Solution 1: Brute Force O(n); O(n^2)
int[][] board;
/** Initialize your data structure here. */
public TicTacToe(int n) {
board = new int[n][n];
}
/** Player {player} makes a move at ({row}, {col}).
@param row The row of the board.
@param col The column of the board.
@param player The player, can be either 1 or 2.
@return The current winning condition, can be either:
0: No one wins.
1: Player 1 wins.
2: Player 2 wins. */
public int move(int row, int col, int player) {
board[row][col] = player; //use 1 to represents what palyer 1 places, use 2 for player2
int i = 0, j = 0, n = board.length;
for (; i < n; i++) { //check if current column is all filled with the mark which current palyer places.
if (board[i][col] != player) break;
}
if (i == n) return player;
for (; j < n; j++) {
if (board[row][j] != player) break;
}
if (j == n) return player;
if (row == col) {
for (i = 0; i < n; i++) {
if (board[i][i] != player) break;
}
}
if (i == n) return player;
if (row + col == n - 1) {
for (i = 0; i < n; i++) {
if (board[i][n - 1 - i] != player) break;
}
}
if (i == n) return player;
return 0;
}
Solution 2: O(1); O(n)
Thus, we don’t need to keep track of an entire n^2 board. We only need to keep a count for each row and column. If at any time a row or column matches the size of the board then that player has won.
To keep track of which player, I add 1 for Player1 and -1 for Player2. There are two additional variables to keep track of the count of the diagonals. Each time a player places a piece we just need to check the count of that row, column, diagonal and anti-diagonal.
/**
* O(1); O(n)
* Use 2 arrays to record each row and column and 2 variables to record diagonal and antidiagonal.

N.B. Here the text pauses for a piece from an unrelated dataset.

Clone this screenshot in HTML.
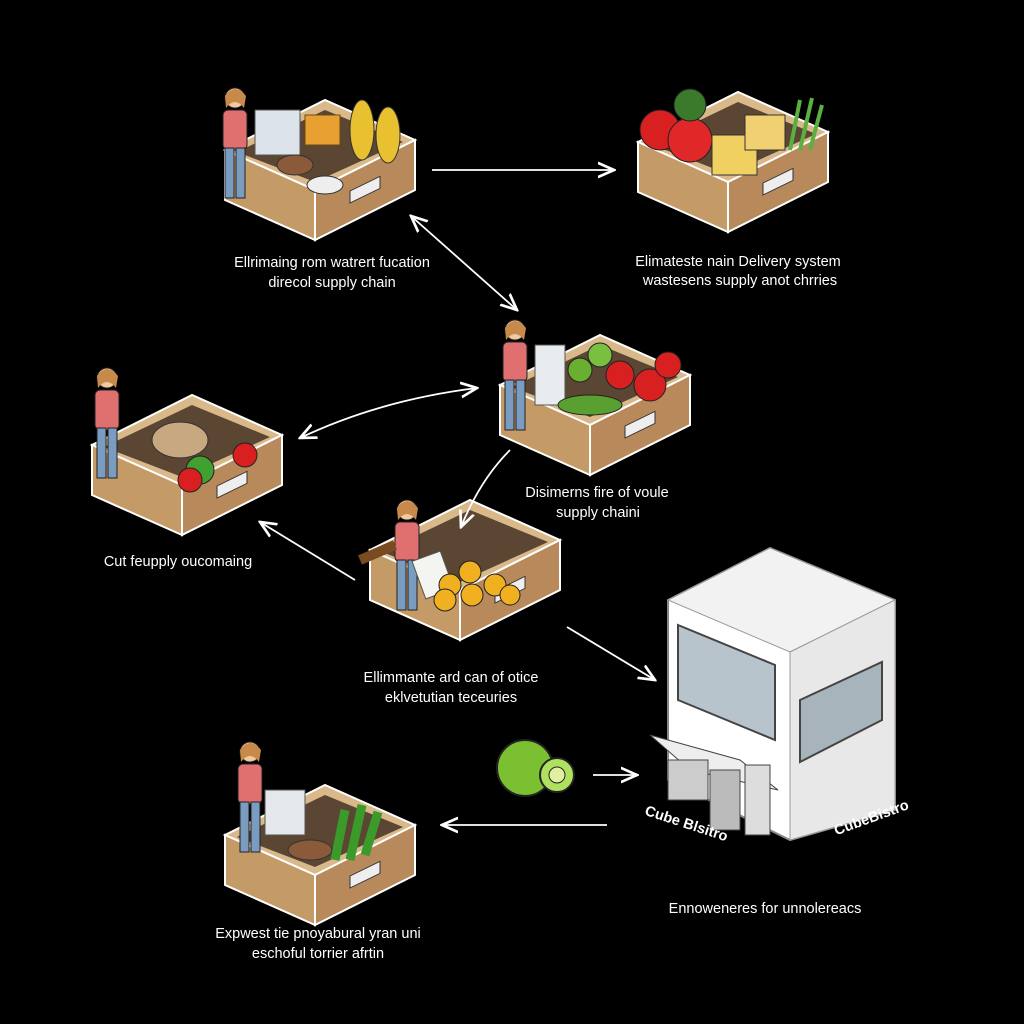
<!DOCTYPE html>
<html><head><meta charset="utf-8"><style>
html,body{margin:0;padding:0;background:#000;width:1024px;height:1024px;overflow:hidden}
text{font-family:"Liberation Sans",sans-serif;fill:#fff;font-size:14.5px}
</style></head><body>
<svg width="1024" height="1024" viewBox="0 0 1024 1024" xmlns="http://www.w3.org/2000/svg">
<defs>
<marker id="a" markerWidth="10" markerHeight="10" refX="9" refY="5" orient="auto-start-reverse"><path d="M0,1 L9,5 L0,9" fill="none" stroke="#fff" stroke-width="1.5"/></marker>
<g id="crate">
 <!-- generic isometric crate 190 wide -->
 <polygon points="0,50 100,0 190,40 90,90" fill="#d9b98a" stroke="#fff" stroke-width="2"/>
 <polygon points="0,50 90,90 90,140 0,100" fill="#c49a66" stroke="#fff" stroke-width="2"/>
 <polygon points="90,90 190,40 190,90 90,140" fill="#b8895a" stroke="#fff" stroke-width="2"/>
 <polygon points="12,52 100,10 178,42 90,82" fill="#5a4632"/>
 <rect x="125" y="82" width="30" height="12" fill="#eee" stroke="#333" transform="skewY(-26) translate(0,70)"/>
</g>
<g id="person">
 <circle cx="15" cy="10" r="10" fill="#f2c9a0" stroke="#222"/>
 <path d="M5,8 Q15,-6 26,8 L24,20 Q15,8 6,20Z" fill="#c88a4a"/>
 <rect x="3" y="22" width="24" height="40" rx="5" fill="#e07070" stroke="#222"/>
 <rect x="5" y="60" width="9" height="50" fill="#7a9cc0" stroke="#222"/>
 <rect x="16" y="60" width="9" height="50" fill="#7a9cc0" stroke="#222"/>
</g>
</defs>

<!-- crate 1 top-left -->
<use href="#crate" x="225" y="100"/>
<g transform="translate(220,88)"><use href="#person"/></g>
<rect x="255" y="110" width="45" height="45" fill="#dde3ea" stroke="#555"/>
<rect x="305" y="115" width="35" height="30" fill="#e8a030" stroke="#6a4a10"/>
<ellipse cx="362" cy="130" rx="12" ry="30" fill="#e8c030" stroke="#333"/>
<ellipse cx="388" cy="135" rx="12" ry="28" fill="#e8c030" stroke="#333"/>
<ellipse cx="295" cy="165" rx="18" ry="10" fill="#8a5a3a" stroke="#333"/>
<ellipse cx="325" cy="185" rx="18" ry="9" fill="#eee" stroke="#333"/>

<!-- crate 2 top-right -->
<use href="#crate" x="638" y="92"/>
<circle cx="660" cy="130" r="20" fill="#d82020" stroke="#222"/>
<circle cx="690" cy="140" r="22" fill="#e02828" stroke="#222"/>
<circle cx="690" cy="105" r="16" fill="#3a7a2a" stroke="#222"/>
<rect x="712" y="135" width="45" height="40" fill="#f0d060" stroke="#333"/>
<rect x="745" y="115" width="40" height="35" fill="#f0d070" stroke="#333"/>
<path d="M790,150 L800,100 M800,150 L812,98 M810,150 L822,105" stroke="#5ab040" stroke-width="4"/>

<!-- crate 3 middle -->
<use href="#crate" x="500" y="335"/>
<g transform="translate(500,320)"><use href="#person"/></g>
<rect x="535" y="345" width="30" height="60" fill="#e8ecef" stroke="#555"/>
<circle cx="600" cy="355" r="12" fill="#7ac040" stroke="#222"/>
<circle cx="580" cy="370" r="12" fill="#6ab030" stroke="#222"/>
<circle cx="620" cy="375" r="14" fill="#d82020" stroke="#222"/>
<circle cx="650" cy="385" r="16" fill="#d82020" stroke="#222"/>
<circle cx="668" cy="365" r="13" fill="#d82020" stroke="#222"/>
<ellipse cx="590" cy="405" rx="32" ry="10" fill="#5aa030" stroke="#222"/>

<!-- crate 4 left -->
<use href="#crate" x="92" y="395"/>
<g transform="translate(92,368)"><use href="#person"/></g>
<ellipse cx="180" cy="440" rx="28" ry="18" fill="#c8a880" stroke="#333"/>
<circle cx="200" cy="470" r="14" fill="#40a030" stroke="#222"/>
<circle cx="190" cy="480" r="12" fill="#d82020" stroke="#222"/>
<circle cx="245" cy="455" r="12" fill="#d82020" stroke="#222"/>

<!-- crate 5 center -->
<use href="#crate" x="370" y="500"/>
<g transform="translate(392,500)"><use href="#person"/></g>
<path d="M360,560 L395,545" stroke="#7a4a20" stroke-width="10"/>
<rect x="418" y="555" width="30" height="40" fill="#f4f4f0" stroke="#555" transform="rotate(-20 433 575)"/>
<circle cx="450" cy="585" r="11" fill="#f0b020" stroke="#222"/>
<circle cx="472" cy="595" r="11" fill="#f0b020" stroke="#222"/>
<circle cx="495" cy="585" r="11" fill="#f0b020" stroke="#222"/>
<circle cx="470" cy="572" r="11" fill="#f0b020" stroke="#222"/>
<circle cx="445" cy="600" r="11" fill="#f0b020" stroke="#222"/>
<circle cx="510" cy="595" r="10" fill="#f0b020" stroke="#222"/>

<!-- crate 6 bottom-left -->
<use href="#crate" x="225" y="785"/>
<g transform="translate(235,742)"><use href="#person"/></g>
<rect x="265" y="790" width="40" height="45" fill="#e4e8ec" stroke="#555"/>
<ellipse cx="310" cy="850" rx="22" ry="10" fill="#8a5a3a" stroke="#333"/>
<path d="M335,860 L345,810 M350,860 L362,805 M365,855 L378,812" stroke="#3a9a2a" stroke-width="9"/>

<!-- fruit -->
<circle cx="525" cy="768" r="28" fill="#7ac030" stroke="#222" stroke-width="2"/>
<circle cx="557" cy="775" r="17" fill="#b0e060" stroke="#222" stroke-width="2"/>
<circle cx="557" cy="775" r="8" fill="#e0f0a0" stroke="#222"/>

<!-- kiosk -->
<polygon points="668,600 770,548 895,600 895,810 790,840 668,780" fill="#fff" stroke="#888" stroke-width="2"/>
<polygon points="668,600 770,548 895,600 790,652" fill="#f2f2f2" stroke="#999"/>
<polygon points="790,652 895,600 895,810 790,840" fill="#e8e8e8" stroke="#999"/>
<polygon points="678,625 775,665 775,740 678,700" fill="#b8c4cc" stroke="#444" stroke-width="2"/>
<polygon points="800,700 882,662 882,720 800,762" fill="#a8b4bc" stroke="#444" stroke-width="2"/>
<polygon points="650,735 740,760 778,790 690,770" fill="#eee" stroke="#444"/>
<rect x="668" y="760" width="40" height="40" fill="#ccc" stroke="#444"/>
<rect x="710" y="770" width="30" height="60" fill="#bbb" stroke="#444"/>
<rect x="745" y="765" width="25" height="70" fill="#ddd" stroke="#444"/>

<!-- arrows -->
<g stroke="#fff" stroke-width="1.8" fill="none">
<line x1="432" y1="170" x2="614" y2="170" marker-end="url(#a)"/>
<line x1="411" y1="216" x2="517" y2="310" marker-start="url(#a)" marker-end="url(#a)"/>
<path d="M300,438 Q380,400 477,388" marker-start="url(#a)" marker-end="url(#a)"/>
<path d="M510,450 Q480,480 461,527" marker-end="url(#a)"/>
<line x1="355" y1="580" x2="260" y2="522" marker-end="url(#a)"/>
<line x1="567" y1="627" x2="655" y2="680" marker-end="url(#a)"/>
<line x1="593" y1="775" x2="637" y2="775" marker-end="url(#a)"/>
<line x1="607" y1="825" x2="442" y2="825" marker-end="url(#a)"/>
</g>

<!-- labels -->
<g text-anchor="middle">
<text x="332" y="267">Ellrimaing rom watrert fucation</text>
<text x="332" y="287">direcol supply chain</text>
<text x="738" y="266">Elimateste nain Delivery system</text>
<text x="740" y="285">wastesens supply anot chrries</text>
<text x="597" y="497">Disimerns fire of voule</text>
<text x="598" y="517">supply chaini</text>
<text x="178" y="566">Cut feupply oucomaing</text>
<text x="451" y="682">Ellimmante ard can of otice</text>
<text x="451" y="702">eklvetutian teceuries</text>
<text x="765" y="913">Ennoweneres for unnolereacs</text>
<text x="318" y="938">Expwest tie pnoyabural yran uni</text>
<text x="318" y="958">eschoful torrier afrtin</text>
<text x="685" y="828" transform="rotate(18 685 828)" font-weight="bold">Cube Blsitro</text>
<text x="873" y="822" transform="rotate(-20 873 822)" font-weight="bold">CubeBistro</text>
</g>
</svg>
</body></html>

* If a row or column or diagonal or antidiagonal matches the length of the board, current player has won.
*/
private int[] rows;
private int[] cols;
private int diagonal;
private int antiDiagonal;
// /** Initialize your data structure here. */
public DesignTicTacToe(int n) {
rows = new int[n];
cols = new int[n];
}
/**
* Player {player} makes a move at ({row}, {col}).
* @param row The row of the board.
* @param col The column of the board.
* @param player The player, can be either 1 or 2.
* @return The current winning condition, can be either:
* 0: No one wins.
* 1: Player 1 wins.
* 2: Player 2 wins.
*/
public int move(int row, int col, int player) {
int toAdd = player == 1 ? 1 : -1;
rows[row] += toAdd;
cols[col] += toAdd;
if (row == col) {
diagonal += toAdd;
}
int n = rows.length;
if (row + col == n - 1) {
antiDiagonal += toAdd;
}
if (Math.abs(rows[row]) == n || Math.abs(cols[col]) == n || Math.abs(diagonal) == n ||
Math.abs(antiDiagonal) == n) {
return player;
}
return 0;
}
Follow Up:
1.(全职)略变形,设计数据结构,return的type是boolean,玩家一个是'W', 一个是‘Z’,要求考虑:第一,如果重复了之前的坐标怎么处理,第二,不能一个玩家连续走两次。他描述问题用了5分钟,20分钟写代码问follow-up。